Monday, Dec. 04, 1950

TV for Teacher

For 20 years, U.S. educators have been kicking themselves for their shortsightedness: when radio came in, they let it go commercial without even putting up a fight, left themselves with only the crumbs the networks saw fit to spare. Some of them do not intend to make the same mistake with TV.

By last week, seven of the nation's most powerful education associations* had banded together in a Joint Committee on Educational Television, engaged Brigadier General Telford Taylor, U.S. prosecutor at the Niirnberg trials, to argue their case before the FCC. The Joint Committee's demands: 1) at least one television channel (in the current very high frequency band) in each large city exclusively for educational use; 2) 20% of the channels in the ultra high frequency band, if & when these channels are opened up for television.

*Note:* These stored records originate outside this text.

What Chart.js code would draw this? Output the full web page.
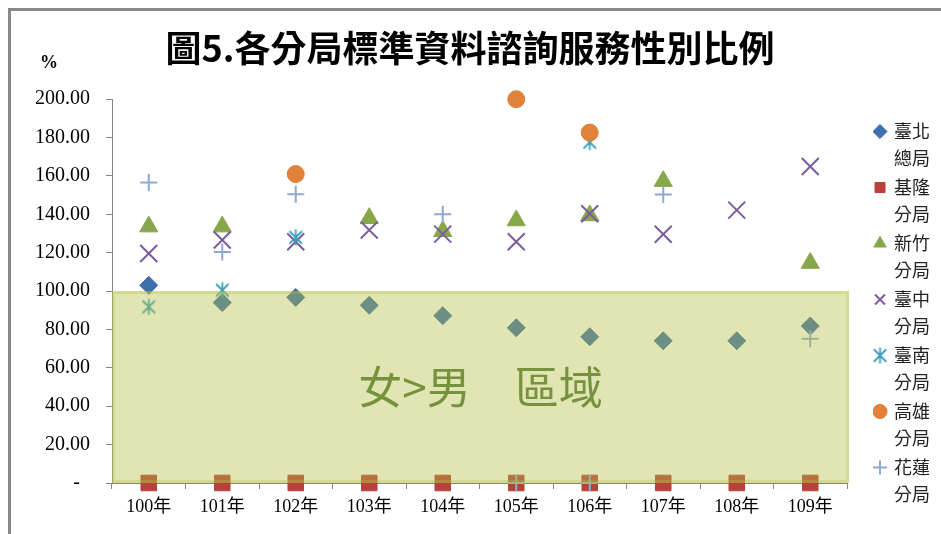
<!DOCTYPE html>
<html>
<head>
<meta charset="utf-8">
<script src="https://cdn.jsdelivr.net/npm/chart.js@4.4.1/dist/chart.umd.min.js"></script>
<style>
  html, body { margin: 0; padding: 0; background: #fff; }
  #wrap { position: relative; width: 941px; height: 534px; overflow: hidden; }
  #frame { position: absolute; left: 8px; top: 8px; right: -10px; bottom: -10px;
           border-left: 3px solid #8a8a8a; border-top: 3px solid #8a8a8a; pointer-events: none; }
</style>
</head>
<body>
<div id="wrap">
  <canvas id="chart" width="941" height="534"></canvas>
  <div id="frame"></div>
</div>
<script>
// ===== data =====
const years = ['100年', '101年', '102年', '103年', '104年', '105年', '106年', '107年', '108年', '109年']
const taipei = [103, 94, 96.7, 92.6, 87.2, 80.9, 76.2, 74.1, 74.1, 81.8]
const keelung = [0, 0, 0, 0, 0, 0, 0, 0, 0, 0]
const hsinchu = [133.6, 133.6, null, 138, 131.2, 136.8, 139.4, 157.3, null, 114.6]
const taichung = [119.6, 126.6, 125.7, 131.8, 129.7, 125.7, 140.3, 129.6, 142.2, 164.9]
const tainan = [91.8, 100.5, 128, null, null, null, 177.6, null, null, null]
const kaohsiung = [null, null, 161, null, null, 200, 182.6, null, null, null]
const hualien = [156.6, 120.4, 150.5, null, 140, 0, 0, 150.4, null, 75.2]

const yTicks = { min: 0, max: 200, step: 20 }
const regionMax = 100
const regionLabel = '女>男　區域'
const titleText = '圖5.各分局標準資料諮詢服務性別比例'

// ===== helpers =====
function asteriskMarker(color, size) {
  const c = document.createElement('canvas')
  c.width = size
  c.height = size
  const g = c.getContext('2d')
  const m = size / 2
  const r = size / 2 - 1.5
  const d = r * 0.78
  g.strokeStyle = color
  g.lineWidth = 1.8
  g.beginPath()
  g.moveTo(m, m - r); g.lineTo(m, m + r)
  g.moveTo(m - d, m - d); g.lineTo(m + d, m + d)
  g.moveTo(m + d, m - d); g.lineTo(m - d, m + d)
  g.stroke()
  return c
}

function series(label, data, color, pointStyle, radius, borderWidth, idx) {
  return {
    label: label,
    data: data,
    showLine: false,
    clip: false,
    order: 10 - idx,
    backgroundColor: color,
    borderColor: color,
    borderWidth: borderWidth,
    pointStyle: pointStyle,
    pointRadius: radius,
    pointHoverRadius: radius,
    pointBackgroundColor: color,
    pointBorderColor: color,
    pointBorderWidth: borderWidth
  }
}

const regionPlugin = {
  id: 'region',
  afterDatasetsDraw(chart) {
    const { ctx, chartArea, scales } = chart
    const top = scales.y.getPixelForValue(regionMax)
    const bottom = scales.y.getPixelForValue(0)
    const left = chartArea.left
    const right = chartArea.right + 2
    ctx.save()
    ctx.fillStyle = 'rgba(180, 190, 65, 0.4)'
    ctx.fillRect(left, top, right - left, bottom - top)
    ctx.strokeStyle = 'rgba(180, 190, 65, 0.3)'
    ctx.lineWidth = 3
    ctx.strokeRect(left + 1.5, top + 1.5, right - left - 3, bottom - top - 3)
    ctx.fillStyle = '#76923c'
    ctx.font = "44px 'Noto Sans CJK TC'"
    ctx.textAlign = 'center'
    ctx.textBaseline = 'middle'
    ctx.fillText(regionLabel, (left + right) / 2, scales.y.getPixelForValue(regionMax / 2))
    ctx.restore()
  },
  afterDraw(chart) {
    const { ctx, chartArea } = chart
    ctx.save()
    ctx.fillStyle = '#000'
    ctx.font = "bold 18px 'Liberation Serif'"
    ctx.textAlign = 'center'
    ctx.textBaseline = 'middle'
    ctx.fillText('%', chartArea.left - 63, chartArea.top - 36)
    ctx.restore()
  }
}

Chart.defaults.font.family = "'Liberation Serif', 'Noto Sans CJK TC', serif"
Chart.defaults.color = '#000'

new Chart(document.getElementById('chart'), {
  type: 'line',
  data: {
    labels: years,
    datasets: [
      series(['臺北', '總局'], taipei, '#3f6fad', 'rectRot', 9, 1, 0),
      series(['基隆', '分局'], keelung, '#b8403d', 'rect', 11, 1, 1),
      series(['新竹', '分局'], hsinchu, '#87a74a', 'triangle', 10.5, 1, 2),
      series(['臺中', '分局'], taichung, '#7b5c9e', 'crossRot', 12, 2, 3),
      series(['臺南', '分局'], tainan, '#3a9fbd', asteriskMarker('#3a9fbd', 19), 9, 1.8, 4),
      series(['高雄', '分局'], kaohsiung, '#e0823a', 'circle', 8.5, 1, 5),
      series(['花蓮', '分局'], hualien, '#8ea9d6', 'cross', 8.5, 2, 6)
    ]
  },
  options: {
    responsive: false,
    animation: false,
    events: [],
    layout: { padding: { left: 0, right: 1, top: 0, bottom: 0 } },
    plugins: {
      title: {
        display: true,
        text: titleText,
        color: '#000',
        font: { family: "'Noto Sans CJK TC'", size: 36, weight: 'bold', lineHeight: 1.2 },
        padding: { top: 27, bottom: 29 }
      },
      legend: {
        position: 'right',
        align: 'start',
        title: { display: true, text: '', font: { size: 10, lineHeight: 1 }, padding: { top: 110.5, bottom: 0 } },
        labels: {
          usePointStyle: true,
          boxWidth: 10,
          boxHeight: 10,
          padding: 2,
          color: '#222',
          font: { family: "'Noto Sans CJK TC'", size: 18, lineHeight: 1.5 },
          sort: (a, b) => a.datasetIndex - b.datasetIndex
        }
      },
      tooltip: { enabled: false }
    },
    scales: {
      x: {
        offset: true,
        grid: { display: true, drawOnChartArea: false, drawTicks: true, tickLength: 6, offset: true, color: '#868686' },
        border: { color: '#868686', width: 1 },
        ticks: { padding: 7, font: { size: 18 }, color: '#000', maxRotation: 0, autoSkip: false },
        afterFit: s => { s.height = 51 }
      },
      y: {
        min: yTicks.min,
        max: yTicks.max,
        grid: { display: true, drawOnChartArea: false, drawTicks: true, tickLength: 6, color: '#868686' },
        border: { color: '#868686', width: 1 },
        ticks: {
          stepSize: yTicks.step,
          padding: 16,
          font: { size: 20 },
          color: '#000',
          callback: v => v === 0 ? '-  ' : v.toFixed(2)
        },
        afterFit: s => { s.width = 112 }
      },
      gap: {
        position: 'right',
        display: true,
        grid: { display: false },
        border: { display: false },
        ticks: { display: false },
        afterFit: s => { s.width = 26 }
      }
    }
  },
  plugins: [regionPlugin]
})
</script>
</body>
</html>
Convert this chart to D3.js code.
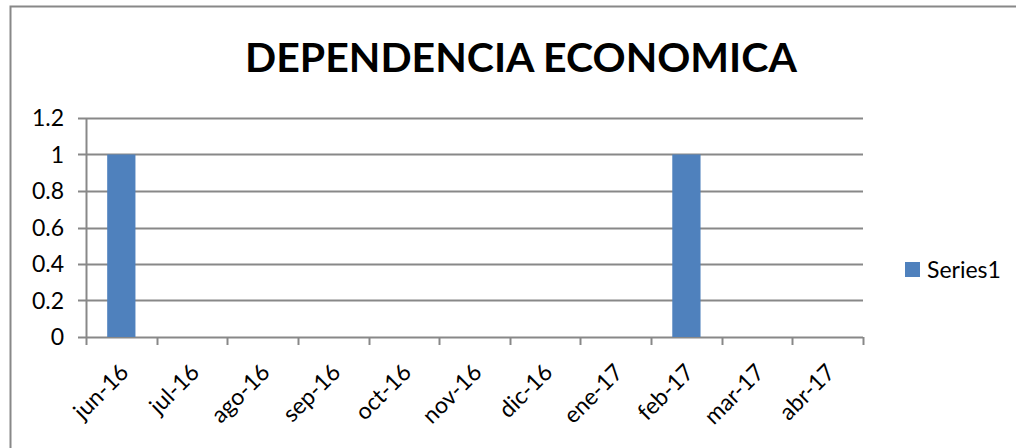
<!DOCTYPE html>
<html>
<head>
<meta charset="utf-8">
<script src="https://cdn.jsdelivr.net/npm/d3@7"></script>
<style>
  body { margin: 0; background: #fff; }
  text { font-family: Lato, "Open Sans", sans-serif; }
</style>
</head>
<body>
<div id="chart"></div>
<script>
var months = ["jun-16","jul-16","ago-16","sep-16","oct-16","nov-16","dic-16","ene-17","feb-17","mar-17","abr-17"]
var series1 = [1, 0, 0, 0, 0, 0, 0, 0, 1, 0, 0]
var yTicks = [0, 0.2, 0.4, 0.6, 0.8, 1, 1.2]
var seriesName = "Series1"
var title = "DEPENDENCIA ECONOMICA"

var W = 1016, H = 448
var margin = {top: 118, left: 86, right: 153, bottom: 111},
    width = W - margin.left - margin.right,
    height = H - margin.top - margin.bottom;

var svg = d3.select("#chart").append("svg")
    .attr("width", W)
    .attr("height", H)

// outer chart border
svg.append("rect")
    .attr("x", 10.5).attr("y", 6.5)
    .attr("width", W + 10).attr("height", H + 10)
    .style("fill", "none")
    .style("stroke", "#888")
    .style("stroke-width", 2)

svg.append("text")
    .attr("x", 521)
    .attr("y", 72)
    .attr("text-anchor", "middle")
    .style("font-size", "41px")
    .style("font-weight", "bold")
    .text(title)

var g = svg.append("g")
    .attr("transform", "translate(" + margin.left + "," + margin.top + ")")

var x = d3.scaleBand()
    .domain(months)
    .range([0, width])
    .paddingInner(0.6)
    .paddingOuter(0.3)

var y = d3.scaleLinear()
    .domain([0, 1.2])
    .range([height, 0])

// gridlines
g.append("g")
    .selectAll("line")
    .data(yTicks)
    .enter().append("line")
    .attr("x1", -8).attr("x2", width)
    .attr("y1", function(d) { return Math.round(y(d)) + 0.5 })
    .attr("y2", function(d) { return Math.round(y(d)) + 0.5 })
    .style("stroke", "#888")
    .style("stroke-width", 2)

// y labels
g.append("g")
    .selectAll("text")
    .data(yTicks)
    .enter().append("text")
    .attr("x", -22)
    .attr("y", function(d) { return y(d) })
    .attr("dy", "0.35em")
    .attr("text-anchor", "end")
    .style("font-size", "23px")
    .text(function(d) { return d })

// bars
g.append("g")
    .selectAll("rect")
    .data(series1)
    .enter().append("rect")
    .attr("x", function(d, i) { return x(months[i]) })
    .attr("y", function(d) { return y(d) })
    .attr("width", x.bandwidth())
    .attr("height", function(d) { return height - y(d) })
    .style("fill", "#4f81bd")

// y axis line
g.append("line")
    .attr("x1", 0.5).attr("x2", 0.5)
    .attr("y1", 0).attr("y2", height)
    .style("stroke", "#888")
    .style("stroke-width", 2)

// x axis ticks between categories
var bounds = d3.range(months.length + 1)
g.append("g")
    .selectAll("line")
    .data(bounds)
    .enter().append("line")
    .attr("x1", function(d) { return Math.round(d * width / months.length) + 0.5 })
    .attr("x2", function(d) { return Math.round(d * width / months.length) + 0.5 })
    .attr("y1", height).attr("y2", height + 8)
    .style("stroke", "#888")
    .style("stroke-width", 2)

g.append("g")
    .selectAll("text")
    .data(months)
    .enter().append("text")
    .attr("transform", function(d) {
        return "translate(" + (x(d) + x.bandwidth() / 2 + 3) + "," + (height + 31) + ") rotate(-45)"
    })
    .attr("text-anchor", "end")
    .attr("dy", "0.35em")
    .style("font-size", "23px")
    .text(function(d) { return d })

// legend
var leg = svg.append("g").attr("transform", "translate(905,262)")
leg.append("rect")
    .attr("width", 15).attr("height", 15)
    .style("fill", "#4f81bd")
leg.append("text")
    .attr("x", 22).attr("y", 8)
    .attr("dy", "0.35em")
    .style("font-size", "23px")
    .text(seriesName)
</script>
</body>
</html>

In Washington this week, as the educators went before the FCC, they were not yet ready to say just how they would run or finance their TV channels if they got them. All they were after right now, in General Taylor's words: to "see to it that commercial television does not pre-empt all the television channels and thus 'freeze out' the educators."

The FCC was expected to listen to the argument with sympathy, take the whole proposition under study.

* The National Education Association, the American Council on Education, the Association for Education by Radio, the Association, of Land Grant Colleges & Universities, the National Association of State Universities, the National Association of Educational Broadcasters, the National Council of Chief State School Officers.